- _Data excerpt_
· · · · ·
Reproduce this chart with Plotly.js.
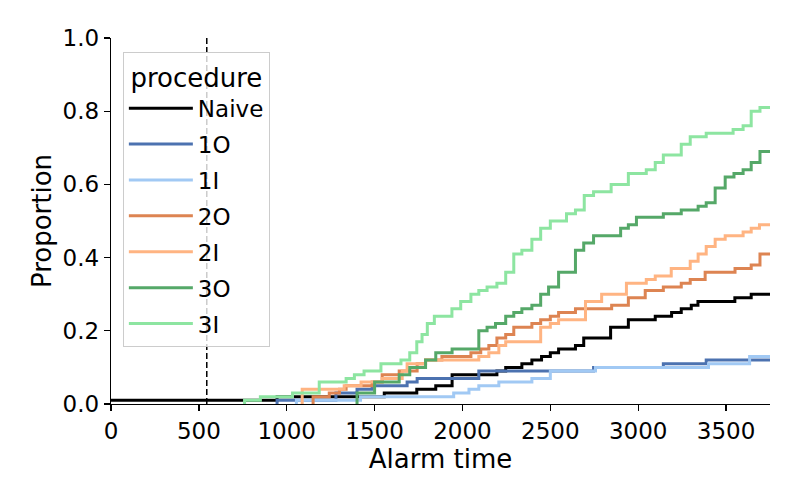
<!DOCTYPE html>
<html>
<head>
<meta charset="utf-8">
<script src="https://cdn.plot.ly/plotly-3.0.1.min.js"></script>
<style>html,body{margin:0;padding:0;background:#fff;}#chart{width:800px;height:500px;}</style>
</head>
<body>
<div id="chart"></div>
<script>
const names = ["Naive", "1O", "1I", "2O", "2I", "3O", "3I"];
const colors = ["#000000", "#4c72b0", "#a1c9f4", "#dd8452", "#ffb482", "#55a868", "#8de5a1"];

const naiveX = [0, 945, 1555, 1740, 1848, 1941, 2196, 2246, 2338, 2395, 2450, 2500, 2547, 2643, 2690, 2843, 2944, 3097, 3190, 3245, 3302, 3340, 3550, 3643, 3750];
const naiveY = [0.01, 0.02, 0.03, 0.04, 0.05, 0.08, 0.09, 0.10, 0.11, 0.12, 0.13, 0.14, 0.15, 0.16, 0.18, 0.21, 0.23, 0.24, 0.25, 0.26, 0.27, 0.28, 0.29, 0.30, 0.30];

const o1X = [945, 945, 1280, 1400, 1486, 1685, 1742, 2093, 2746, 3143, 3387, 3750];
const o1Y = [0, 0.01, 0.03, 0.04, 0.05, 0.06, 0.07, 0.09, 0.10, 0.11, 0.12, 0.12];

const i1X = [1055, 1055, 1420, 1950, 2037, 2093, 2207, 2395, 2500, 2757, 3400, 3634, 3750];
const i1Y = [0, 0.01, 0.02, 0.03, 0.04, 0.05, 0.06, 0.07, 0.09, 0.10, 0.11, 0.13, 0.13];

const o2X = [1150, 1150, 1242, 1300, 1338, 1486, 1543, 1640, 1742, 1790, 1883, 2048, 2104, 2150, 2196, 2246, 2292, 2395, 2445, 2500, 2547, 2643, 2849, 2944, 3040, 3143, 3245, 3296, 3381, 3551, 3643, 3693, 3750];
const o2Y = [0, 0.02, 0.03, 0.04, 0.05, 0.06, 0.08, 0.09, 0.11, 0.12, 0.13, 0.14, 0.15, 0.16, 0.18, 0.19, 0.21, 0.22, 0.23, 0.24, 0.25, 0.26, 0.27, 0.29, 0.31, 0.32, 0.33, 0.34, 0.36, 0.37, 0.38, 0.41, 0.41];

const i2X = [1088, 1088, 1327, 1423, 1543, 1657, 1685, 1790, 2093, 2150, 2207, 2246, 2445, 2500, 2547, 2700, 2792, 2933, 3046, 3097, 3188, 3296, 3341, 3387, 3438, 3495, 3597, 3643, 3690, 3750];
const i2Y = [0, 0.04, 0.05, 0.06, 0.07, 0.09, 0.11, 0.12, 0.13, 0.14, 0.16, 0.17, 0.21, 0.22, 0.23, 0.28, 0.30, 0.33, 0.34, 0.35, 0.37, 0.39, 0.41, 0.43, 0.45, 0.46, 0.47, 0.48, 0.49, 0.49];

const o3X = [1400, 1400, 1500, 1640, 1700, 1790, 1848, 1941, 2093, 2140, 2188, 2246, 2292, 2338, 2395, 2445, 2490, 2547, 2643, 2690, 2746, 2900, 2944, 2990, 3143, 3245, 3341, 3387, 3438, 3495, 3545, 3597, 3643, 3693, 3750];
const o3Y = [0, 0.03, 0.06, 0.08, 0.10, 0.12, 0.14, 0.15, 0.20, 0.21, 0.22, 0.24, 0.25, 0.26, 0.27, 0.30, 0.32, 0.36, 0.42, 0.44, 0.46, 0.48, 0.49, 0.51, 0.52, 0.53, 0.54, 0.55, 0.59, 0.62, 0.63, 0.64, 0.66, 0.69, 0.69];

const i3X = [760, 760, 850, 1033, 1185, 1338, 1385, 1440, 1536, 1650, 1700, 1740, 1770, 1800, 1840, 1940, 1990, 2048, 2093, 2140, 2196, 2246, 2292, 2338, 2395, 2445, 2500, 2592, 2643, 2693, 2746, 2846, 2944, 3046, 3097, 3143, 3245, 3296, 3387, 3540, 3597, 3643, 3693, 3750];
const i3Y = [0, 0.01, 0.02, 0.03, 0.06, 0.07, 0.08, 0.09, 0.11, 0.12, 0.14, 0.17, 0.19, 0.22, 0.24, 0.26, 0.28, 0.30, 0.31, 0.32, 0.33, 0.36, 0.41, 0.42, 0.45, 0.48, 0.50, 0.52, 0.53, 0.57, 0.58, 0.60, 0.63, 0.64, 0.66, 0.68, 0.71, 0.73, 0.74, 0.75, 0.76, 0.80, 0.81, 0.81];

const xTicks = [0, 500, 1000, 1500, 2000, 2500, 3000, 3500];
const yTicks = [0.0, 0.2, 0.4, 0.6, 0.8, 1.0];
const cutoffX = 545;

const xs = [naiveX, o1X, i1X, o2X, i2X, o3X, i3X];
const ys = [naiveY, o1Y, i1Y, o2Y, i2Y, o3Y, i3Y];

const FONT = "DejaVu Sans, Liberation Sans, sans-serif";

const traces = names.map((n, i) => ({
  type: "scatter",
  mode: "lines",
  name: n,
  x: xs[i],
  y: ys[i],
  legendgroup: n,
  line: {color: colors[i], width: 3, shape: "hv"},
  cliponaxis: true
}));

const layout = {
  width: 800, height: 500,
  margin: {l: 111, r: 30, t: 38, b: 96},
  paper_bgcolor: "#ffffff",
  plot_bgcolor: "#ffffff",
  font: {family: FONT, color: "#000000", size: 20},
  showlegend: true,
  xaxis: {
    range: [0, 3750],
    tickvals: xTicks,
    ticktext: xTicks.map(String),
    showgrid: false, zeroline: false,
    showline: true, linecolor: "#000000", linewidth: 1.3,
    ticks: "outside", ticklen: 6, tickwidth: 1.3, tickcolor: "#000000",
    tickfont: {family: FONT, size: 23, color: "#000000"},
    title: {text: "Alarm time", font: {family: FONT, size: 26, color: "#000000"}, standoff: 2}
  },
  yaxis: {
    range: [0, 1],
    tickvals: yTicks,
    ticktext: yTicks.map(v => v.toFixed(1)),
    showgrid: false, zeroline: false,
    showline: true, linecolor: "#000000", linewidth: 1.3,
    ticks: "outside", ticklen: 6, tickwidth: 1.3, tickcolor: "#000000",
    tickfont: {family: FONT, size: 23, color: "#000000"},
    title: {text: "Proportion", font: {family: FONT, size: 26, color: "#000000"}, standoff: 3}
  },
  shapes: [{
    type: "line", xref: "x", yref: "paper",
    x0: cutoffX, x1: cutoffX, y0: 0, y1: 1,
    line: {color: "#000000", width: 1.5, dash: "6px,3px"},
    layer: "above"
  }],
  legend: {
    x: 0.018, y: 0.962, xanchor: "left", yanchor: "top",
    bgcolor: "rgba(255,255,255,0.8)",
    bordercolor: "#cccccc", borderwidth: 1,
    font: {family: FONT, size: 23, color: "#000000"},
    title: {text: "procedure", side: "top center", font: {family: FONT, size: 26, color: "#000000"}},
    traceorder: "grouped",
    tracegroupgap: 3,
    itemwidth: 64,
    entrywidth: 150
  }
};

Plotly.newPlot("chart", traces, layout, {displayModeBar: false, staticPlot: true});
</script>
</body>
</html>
· · · · ·
- _Task description_
Repeat the lines of the listing above verbatim, beginning at its first line and ending at the line containing "0.11, 0.12, 0.12];", which is included. Omit pictures.

- _Reply to the task_
Reproduce this chart with Plotly.js.
<!DOCTYPE html>
<html>
<head>
<meta charset="utf-8">
<script src="https://cdn.plot.ly/plotly-3.0.1.min.js"></script>
<style>html,body{margin:0;padding:0;background:#fff;}#chart{width:800px;height:500px;}</style>
</head>
<body>
<div id="chart"></div>
<script>
const names = ["Naive", "1O", "1I", "2O", "2I", "3O", "3I"];
const colors = ["#000000", "#4c72b0", "#a1c9f4", "#dd8452", "#ffb482", "#55a868", "#8de5a1"];

const naiveX = [0, 945, 1555, 1740, 1848, 1941, 2196, 2246, 2338, 2395, 2450, 2500, 2547, 2643, 2690, 2843, 2944, 3097, 3190, 3245, 3302, 3340, 3550, 3643, 3750];
const naiveY = [0.01, 0.02, 0.03, 0.04, 0.05, 0.08, 0.09, 0.10, 0.11, 0.12, 0.13, 0.14, 0.15, 0.16, 0.18, 0.21, 0.23, 0.24, 0.25, 0.26, 0.27, 0.28, 0.29, 0.30, 0.30];

const o1X = [945, 945, 1280, 1400, 1486, 1685, 1742, 2093, 2746, 3143, 3387, 3750];
const o1Y = [0, 0.01, 0.03, 0.04, 0.05, 0.06, 0.07, 0.09, 0.10, 0.11, 0.12, 0.12];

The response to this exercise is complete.